Public Comment -- Item 3 -- Transbay Tube & other upgrades and maintenance to track
Amid the crisis, I have a major suggestion for what BART should do.
My suggestion is based on something I learned in 1972 at Stanford. It has great relevance to BART’s current crisis. I was taking a course on “engineering economy.” In fields like railroad management, engineers must evaluate different options when a project is proposed or postponed.
Our professor told us what happened on a major railroad in 1958-59. BART is a big operation, but that railroad was bigger. The railroad had an ongoing need to maintain its track.
In 1958, there was a major recession which cut the railroad’s traffic and profits. In 1959, there was a lengthy steel strike which did the same. Our professor pointed out that this was exactly when the railroad should INCREASE its track maintenance. Why? Because with fewer trains, THIS was the time to do necessary work. There were better “work windows.” Therefore, the railroad would get better value for money.
But the railroad’s top management rejected this idea. Top management decided that doing this work NOW, when traffic was less, would interfere with the price of its stock. About a decade later, this railroad was part of the biggest bankruptcy in US history.

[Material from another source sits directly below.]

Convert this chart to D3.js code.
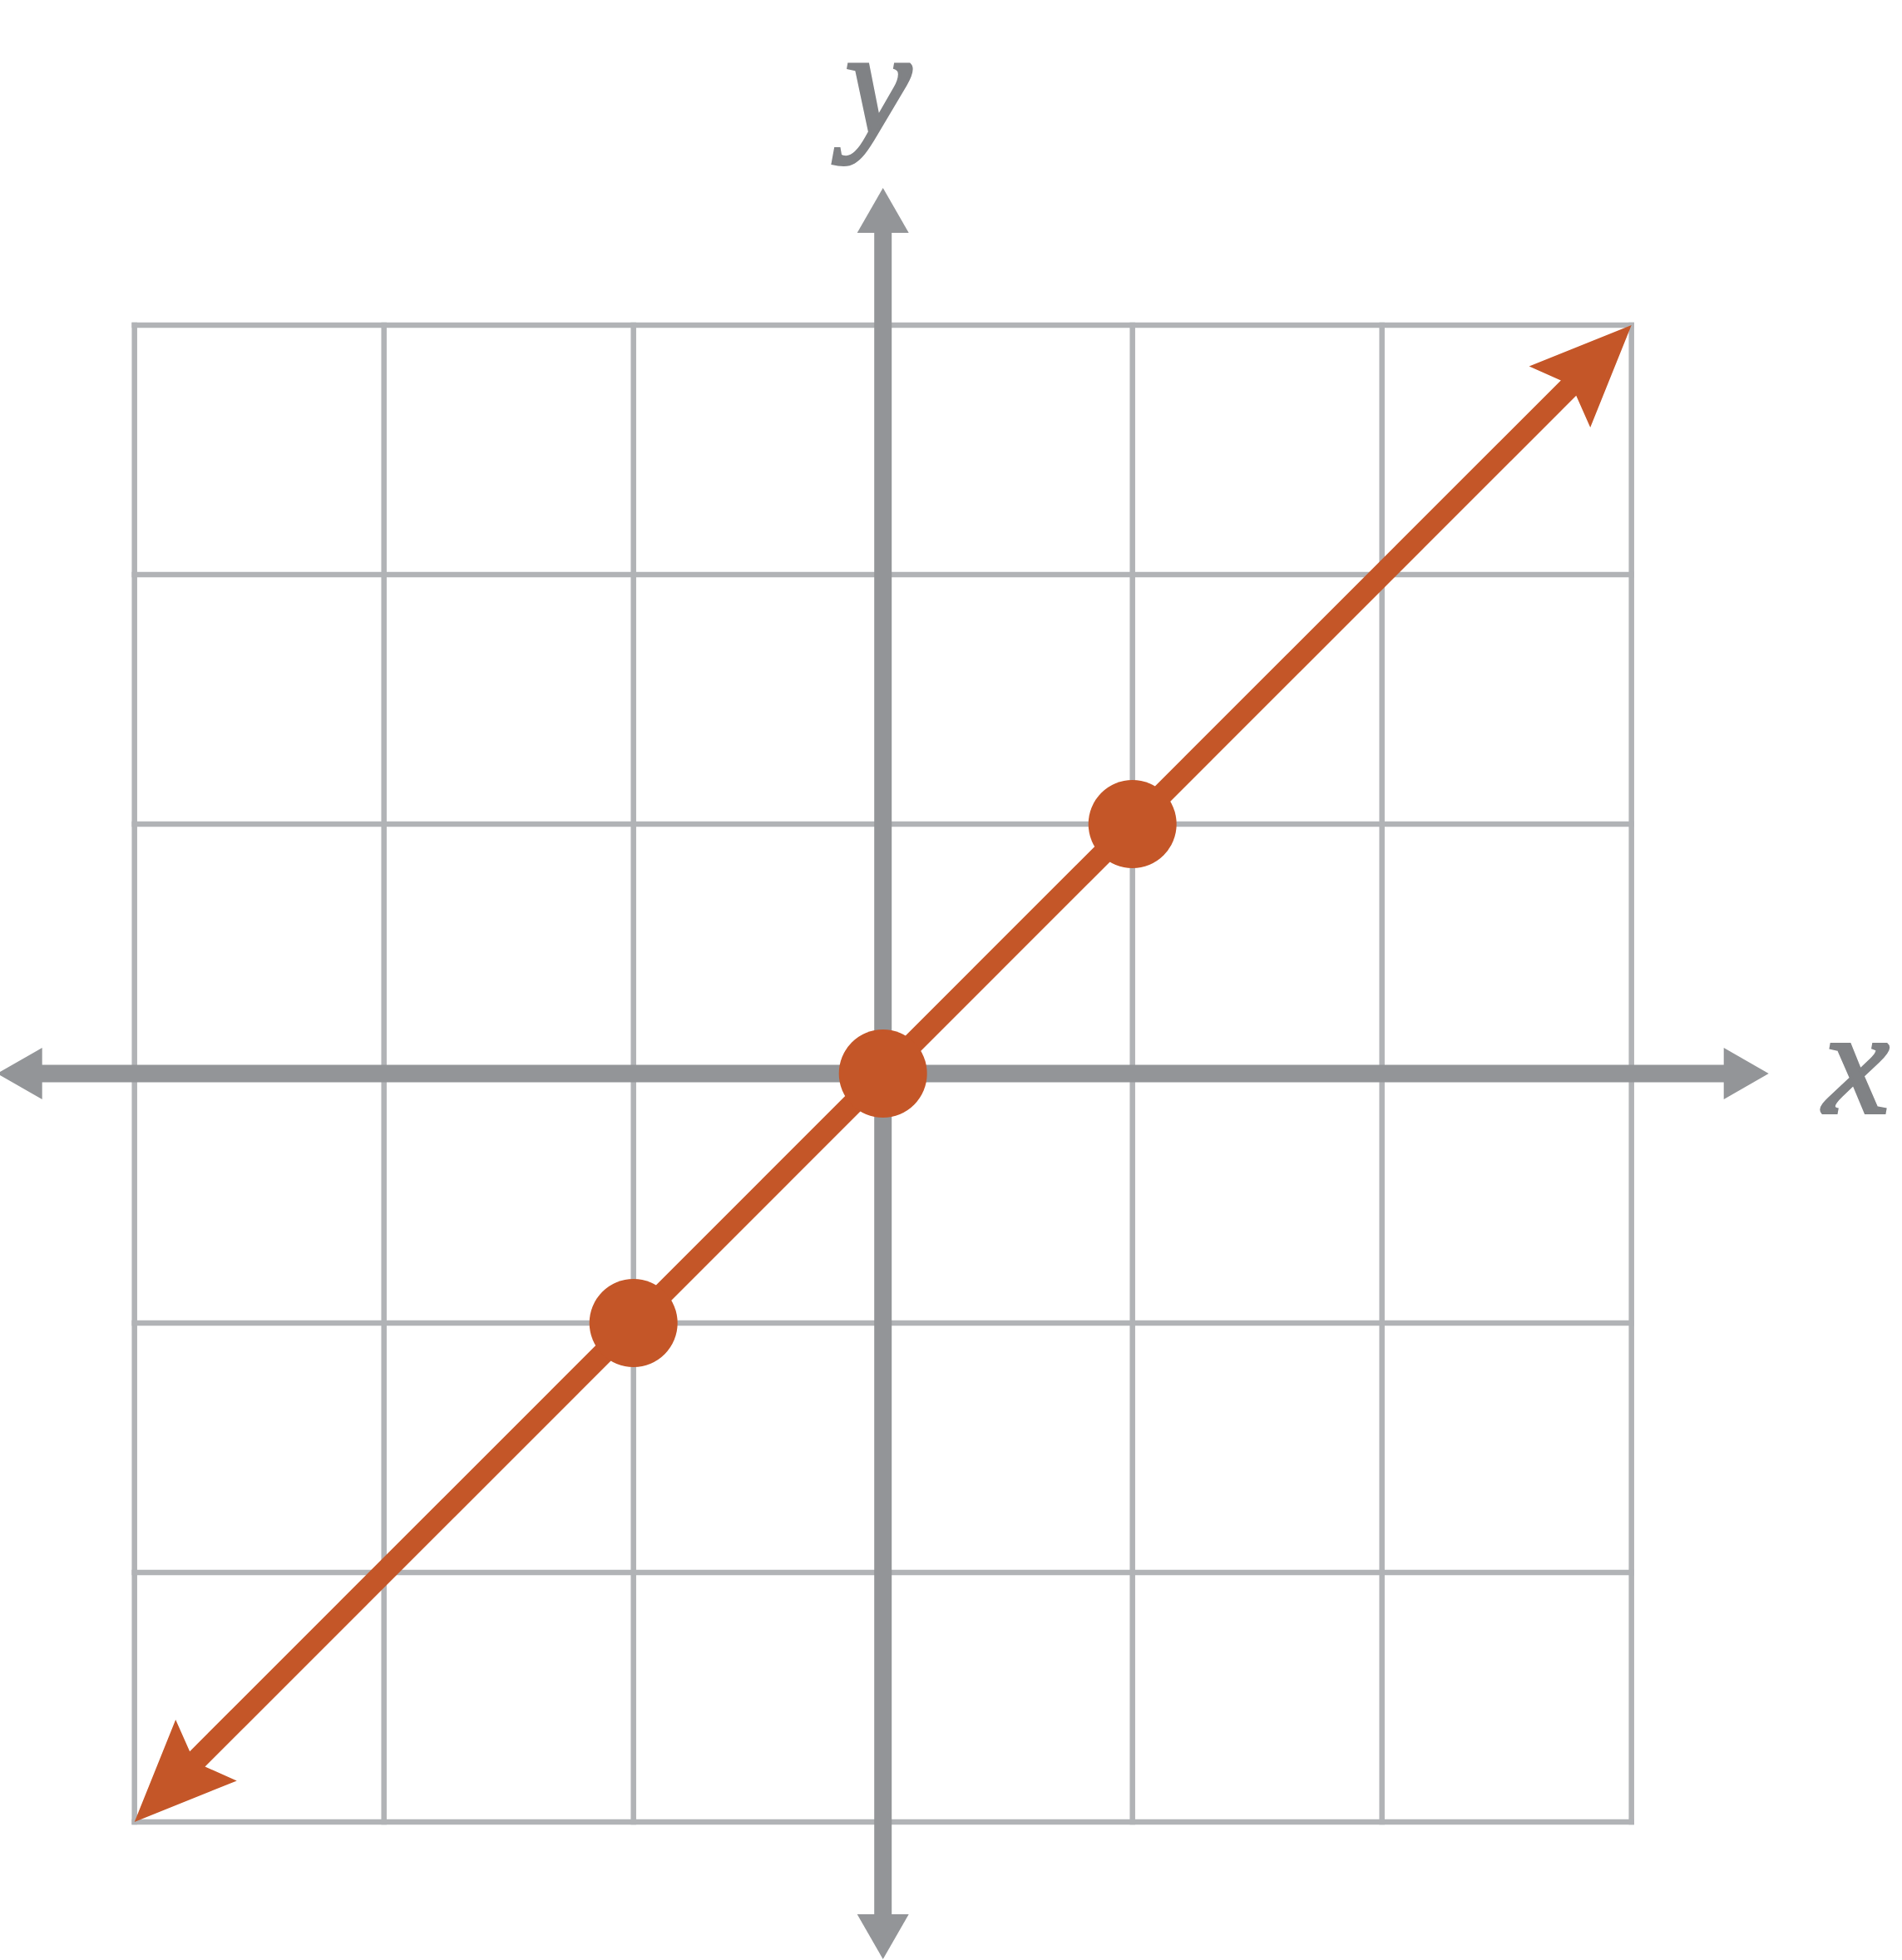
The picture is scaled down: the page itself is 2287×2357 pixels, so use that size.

Consider BART. The Transbay Tube work is a really big job, and essential tasks can’t be done without work windows. Work windows were made somewhat less restrictive by making the service changes that began several months ago. But the work windows remained rather short. That means the work costs more -- lots more -- than it would have to, given the much bigger reduction of hours of service that began about a week ago. Also, it takes more months to finish.
So: BART should “seize the day” for work windows. Every possible task that requires work windows should be done NOW, when longer work windows are feasible.